In all four Gospel accounts, Christian community began at the place of impossible probability: the empty tomb.

A member of the community I served before was at a major turning point in her life, in a crisis of faith, praying hard, struggling with God’s promise. An image came to her in prayer, not of a stone, but of a wall.

She said, “There was a wall in front of me. I could not see over it or move through it. I climbed and climbed, up and up. But there was no end to the wall. I decided to dig. I dug and dug very deep, but the wall was under the ground.

“I tried to go around it. I ran to the right side, but could find no way around. I ran to the left side, but could not find it. I took a hammer to break the wall, and as I hammered, the wall began to break apart in places, but I saw there was another wall on the other side of it just as big. Finally, I gave up my effort. I stopped. I cried and prayed. At that moment the wall transformed into God somehow.”

The barrier was removed when she looked; resurrection is a mystery.

There is not one single unified tradition about the resurrection. There is not one unified biblical witness about resurrection. But what all have in common is that lives were transformed, and that communities of healing, hope and hospitality were formed... and still are still prevalent today.

The German philosopher Friedrich Nietzsche once said, “I’d believe in a resurrected Christ if I saw more resurrected Christians walking around.”

When we expect resurrection, when we live it, we risk change and challenge in how Jesus loved others into loving in his consistent crossing of the barriers of culture, gender, disease, class, and status.

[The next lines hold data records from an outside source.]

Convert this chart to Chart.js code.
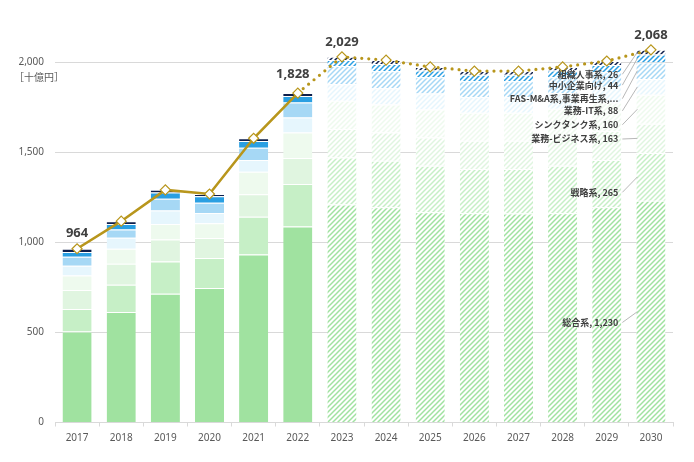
<!DOCTYPE html>
<html lang="ja">
<head>
<meta charset="UTF-8">
<title>コンサルティング市場規模</title>
<script src="https://cdn.jsdelivr.net/npm/chart.js"></script>
<style>
  body { margin: 0; background: #ffffff; }
  #wrap { width: 694px; height: 462px; position: relative; }
</style>
</head>
<body>
<div id="wrap"><canvas id="chart"></canvas></div>
<script>
// 年
const years = ['2017','2018','2019','2020','2021','2022','2023','2024','2025','2026','2027','2028','2029','2030'];
const firstForecast = 6; // 2023以降は予測（斜線）

// 系統別（十億円）
const sogo     = [505, 613, 715, 746, 932, 1087, 1209, 1194, 1167, 1161, 1160, 1161, 1195, 1230];
const senryaku = [125, 152, 179, 167, 210, 236, 262, 258, 258, 246, 246, 264, 262, 265];
const gyomuBiz = [105, 116, 121, 111, 125, 144, 157, 157, 157, 157, 158, 160, 160, 163];
const thinkTank= [80, 83, 87, 82, 125, 142, 157, 156, 155, 155, 155, 156, 158, 160];
const gyomuIT  = [55, 61, 74, 57, 65, 83, 92, 90, 88, 87, 86, 87, 88, 88];
const fas      = [50, 46, 65, 56, 68, 83, 101, 94, 90, 88, 88, 88, 80, 92];
const chusho   = [26, 31, 35, 36, 37, 37, 33, 40, 38, 36, 37, 37, 40, 44];
const soshiki  = [18, 15, 15, 13, 15, 16, 18, 22, 20, 20, 20, 20, 23, 26];

const seriesNames = ['総合系','戦略系','業務-ビジネス系','シンクタンク系','業務-IT系','FAS-M&A系,事業再生系','中小企業向け','組織人事系'];
const seriesData  = [sogo, senryaku, gyomuBiz, thinkTank, gyomuIT, fas, chusho, soshiki];
const seriesColors = ['#a0e2a0','#c6efc6','#e0f5e0','#eefaee','#e6f6fd','#a6d8f5','#2a9fe2','#0e1f4c'];

// 目盛
const yTicks = [0, 500, 1000, 1500, 2000];

// 2030年の右側ラベル
const endLabels = ['総合系, 1,230','戦略系, 265','業務-ビジネス系, 163','シンクタンク系, 160','業務-IT系, 88','FAS-M&A系,事業再生系,...','中小企業向け, 44','組織人事系, 26'];
// ラベルを置く高さ（目盛の値）
const endLabelAt = [555, 1277, 1573, 1652, 1729, 1797, 1872, 1932];

// 合計ラベルを出す年
const totalLabelIdx = [0, 5, 6, 13];

const totals = years.map((y, i) => seriesData.reduce((s, d) => s + d[i], 0));

const gold = '#b8961c';

function hatch(color) {
  const c = document.createElement('canvas');
  c.width = 5; c.height = 5;
  const g = c.getContext('2d');
  g.fillStyle = '#ffffff';
  g.fillRect(0, 0, 5, 5);
  g.strokeStyle = color;
  g.lineWidth = 1.5;
  g.beginPath();
  g.moveTo(0, 5); g.lineTo(5, 0);
  g.moveTo(-1, 1); g.lineTo(1, -1);
  g.moveTo(4, 6); g.lineTo(6, 4);
  g.stroke();
  return g.createPattern(c, 'repeat');
}

const barSets = seriesNames.map((name, k) => {
  const pat = hatch(seriesColors[k]);
  return {
    type: 'bar',
    label: name,
    data: seriesData[k],
    backgroundColor: ctx => ctx.dataIndex >= firstForecast ? pat : seriesColors[k],
    borderColor: '#ffffff',
    borderWidth: { top: 1, left: 0, right: 0, bottom: 0 },
    borderSkipped: false,
    stack: 's',
    order: 2,
    barPercentage: 0.66,
    categoryPercentage: 1.0
  };
});

const lineSet = {
  type: 'line',
  label: '合計',
  data: totals,
  borderColor: gold,
  borderWidth: 2.6,
  pointStyle: 'rectRot',
  pointRadius: 5,
  pointBackgroundColor: '#ffffff',
  pointBorderColor: gold,
  pointBorderWidth: 1.2,
  tension: 0,
  order: 0,
  segment: {
    borderDash: ctx => ctx.p0DataIndex >= 5 ? [0, 7] : undefined,
    borderCapStyle: ctx => ctx.p0DataIndex >= 5 ? 'round' : 'butt',
    borderWidth: ctx => ctx.p0DataIndex >= 5 ? 3.2 : 2.6
  }
};

const annotate = {
  id: 'annotate',
  afterDatasetsDraw(chart) {
    const g = chart.ctx;
    const ys = chart.scales.y;
    const lineMeta = chart.getDatasetMeta(seriesNames.length);

    // 合計値
    g.save();
    g.fillStyle = '#404040';
    g.font = 'bold 13px "Noto Sans", "Liberation Sans", sans-serif';
    g.textAlign = 'center';
    g.textBaseline = 'middle';
    totalLabelIdx.forEach(i => {
      const p = lineMeta.data[i];
      const up = i === 5 ? 19 : 15;
      const dx = i === 5 ? -5 : 0;
      g.fillText(totals[i].toLocaleString('en-US'), p.x + dx, p.y - up);
    });
    g.restore();

    // 2030年の内訳ラベル
    const last = years.length - 1;
    const bar = chart.getDatasetMeta(0).data[last];
    const barLeft = bar.x - bar.width / 2;
    const textRight = barLeft - 18;
    let cum = 0;
    g.save();
    g.font = 'bold 9px "Noto Sans CJK JP", "Noto Sans", sans-serif';
    g.textAlign = 'right';
    g.textBaseline = 'middle';
    seriesNames.forEach((n, k) => {
      const v = seriesData[k][last];
      const midY = ys.getPixelForValue(cum + v / 2);
      cum += v;
      const ly = ys.getPixelForValue(endLabelAt[k]);
      g.strokeStyle = '#a6a6a6';
      g.lineWidth = 0.8;
      g.beginPath();
      g.moveTo(textRight + 4, ly);
      g.lineTo(barLeft + 1, midY);
      g.stroke();
      g.fillStyle = '#404040';
      g.fillText(endLabels[k], textRight, ly);
    });
    g.restore();

    // 単位
    g.save();
    g.fillStyle = '#595959';
    g.font = '10px "Noto Sans CJK JP", sans-serif';
    g.textAlign = 'left';
    g.textBaseline = 'middle';
    g.fillText('［十億円］', 14, ys.getPixelForValue(2000) + 15);
    g.restore();
  }
};

new Chart(document.getElementById('chart'), {
  data: {
    labels: years,
    datasets: [...barSets, lineSet]
  },
  options: {
    responsive: true,
    maintainAspectRatio: false,
    animation: false,
    layout: { padding: { top: 16, right: 21, left: 0, bottom: 0 } },
    plugins: {
      legend: { display: false },
      tooltip: { enabled: false }
    },
    scales: {
      x: {
        stacked: true,
        offset: true,
        grid: { display: true, drawOnChartArea: false, offset: true, tickLength: 4, color: '#d9d9d9' },
        border: { color: '#d9d9d9' },
        ticks: { color: '#595959', font: { size: 10, family: '"Noto Sans", sans-serif' }, padding: 6 },
        afterFit(s) { s.height = 39.5; }
      },
      y: {
        stacked: true,
        min: 0,
        max: 2250,
        afterBuildTicks(s) { s.ticks = yTicks.map(v => ({ value: v })); },
        ticks: {
          autoSkip: false,
          color: '#595959',
          padding: 11,
          font: { size: 10, family: '"Noto Sans", sans-serif' },
          callback: v => v.toLocaleString('en-US')
        },
        grid: { color: '#d9d9d9', drawTicks: false },
        border: { display: false },
        afterFit(s) { s.width = 55; }
      }
    }
  },
  plugins: [annotate]
});
</script>
</body>
</html>
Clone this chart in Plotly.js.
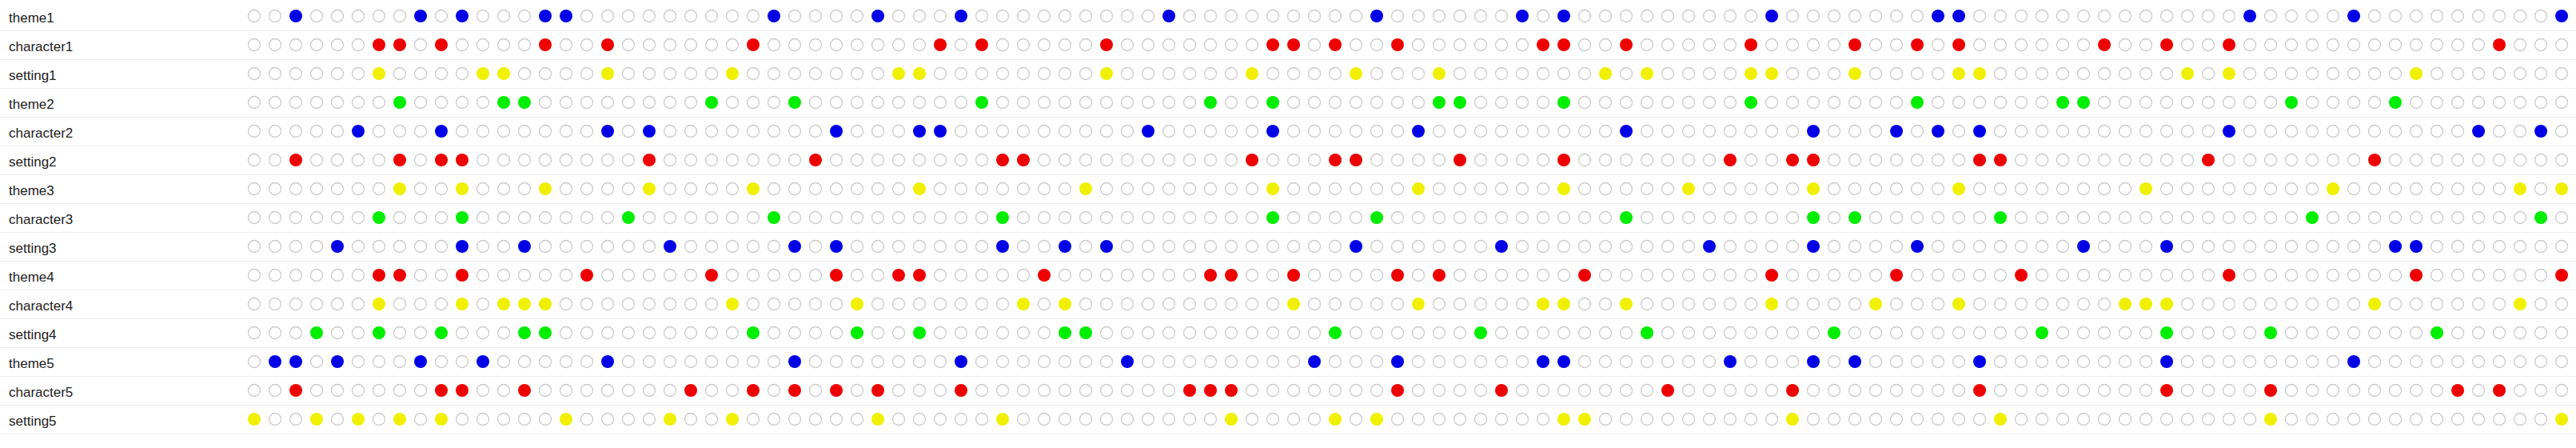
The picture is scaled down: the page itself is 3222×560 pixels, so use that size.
<!DOCTYPE html>
<html>
<head>
<meta charset="utf-8">
<script src="https://cdn.plot.ly/plotly-3.0.1.min.js"></script>
<style>
  html, body { margin: 0; padding: 0; background: #ffffff; }
  #chart { width: 3222px; height: 560px; }
</style>
</head>
<body>
<div id="chart"></div>
<script>
// ---- Data ----
const rowLabels = ['theme1', 'character1', 'setting1', 'theme2', 'character2', 'setting2',
  'theme3', 'character3', 'setting3', 'theme4', 'character4', 'setting4',
  'theme5', 'character5', 'setting5'];

const columnCount = 112;
const columns = Array.from({ length: columnCount }, (_, i) => i);

// filled column indices for each row
const theme1 = [2, 8, 10, 14, 15, 25, 30, 34, 44, 54, 61, 63, 73, 81, 82, 96, 101, 111];
const character1 = [6, 7, 9, 14, 17, 24, 33, 35, 41, 49, 50, 52, 55, 62, 63, 66, 72, 77, 80, 82, 89, 92, 95, 108];
const setting1 = [6, 11, 12, 17, 23, 31, 32, 41, 48, 53, 57, 65, 67, 72, 73, 77, 82, 83, 93, 95, 104];
const theme2 = [7, 12, 13, 22, 26, 35, 46, 49, 57, 58, 63, 72, 80, 87, 88, 98, 103];
const character2 = [5, 9, 17, 19, 28, 32, 33, 43, 49, 56, 66, 75, 79, 81, 83, 95, 107, 110];
const setting2 = [2, 7, 9, 10, 19, 27, 36, 37, 48, 52, 53, 58, 63, 71, 74, 75, 83, 84, 94, 102];
const theme3 = [7, 10, 14, 19, 24, 32, 40, 49, 56, 63, 69, 75, 82, 91, 100, 109, 111];
const character3 = [6, 10, 18, 25, 36, 49, 54, 66, 75, 77, 84, 99, 110];
const setting3 = [4, 10, 13, 20, 26, 28, 36, 39, 41, 53, 60, 70, 75, 80, 88, 92, 103, 104];
const theme4 = [6, 7, 10, 16, 22, 28, 31, 32, 38, 46, 47, 50, 55, 57, 64, 73, 79, 85, 95, 104, 111];
const character4 = [6, 10, 12, 13, 14, 23, 29, 37, 39, 50, 56, 62, 63, 66, 73, 78, 82, 90, 91, 92, 102, 109];
const setting4 = [3, 6, 9, 13, 14, 24, 29, 32, 39, 40, 52, 59, 67, 76, 86, 92, 97, 105];
const theme5 = [1, 2, 4, 8, 11, 17, 26, 34, 42, 51, 55, 62, 63, 71, 75, 77, 83, 92, 101];
const character5 = [2, 9, 10, 13, 21, 24, 26, 28, 30, 34, 45, 46, 47, 55, 60, 68, 74, 83, 92, 97, 106, 108];
const setting5 = [0, 3, 5, 7, 9, 15, 20, 23, 30, 36, 47, 52, 54, 63, 64, 74, 84, 97, 111];

const rowFilled = [theme1, character1, setting1, theme2, character2, setting2,
  theme3, character3, setting3, theme4, character4, setting4,
  theme5, character5, setting5];

// ---- Styles ----
const palette = ['#0000e6', '#ee0000', '#f0f000', '#00ee00'];
const emptyLine = '#cccccc';
const labelFont = { family: 'Liberation Sans, Arial, sans-serif', size: 17, color: '#222222' };

const traces = [];
rowFilled.forEach((filled, r) => {
  const set = new Set(filled);
  const empty = columns.filter(c => !set.has(c));
  traces.push({
    type: 'scatter', mode: 'markers',
    x: empty, y: empty.map(() => r),
    marker: { size: 15, color: '#ffffff', line: { color: emptyLine, width: 1.3 } },
    hoverinfo: 'skip'
  });
  traces.push({
    type: 'scatter', mode: 'markers',
    x: filled, y: filled.map(() => r),
    marker: { size: 16, color: palette[r % 4], line: { width: 0 } },
    hoverinfo: 'skip'
  });
});

const annotations = rowLabels.map((lab, r) => ({
  xref: 'paper', x: 0, xanchor: 'left', xshift: 9,
  yref: 'y', y: r, yanchor: 'middle', yshift: -2,
  text: lab, showarrow: false, font: labelFont
}));

const layout = {
  width: 3222, height: 560,
  margin: { l: 0, r: 0, t: 0, b: 0, pad: 0 },
  paper_bgcolor: '#ffffff', plot_bgcolor: '#ffffff',
  showlegend: false, hovermode: false,
  xaxis: { range: [-12.23, 111.69], visible: false, fixedrange: true },
  yaxis: {
    range: [15.0, -0.5556],
    tickmode: 'array', tickvals: rowLabels.map((_, i) => i + 0.5),
    showticklabels: false, ticks: '', showgrid: true,
    gridcolor: '#eeeeee', gridwidth: 1, zeroline: false, showline: false, fixedrange: true
  },
  annotations: annotations
};

Plotly.newPlot('chart', traces, layout, { staticPlot: true, displayModeBar: false });
</script>
</body>
</html>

Jesus did not teach us specifically what to think as much as he taught and showed us how to live resurrected lives. Let us give thanks for the new life that transformed our lives in surprising ways, for that is the promise we claim as we tell the story and proclaim the mystery.

Christ is risen, indeed!

The Rev. Eun-Joo Myung is the pastor of the Methodist Presbyterian Church. Sermon notes is a column by local religious leaders.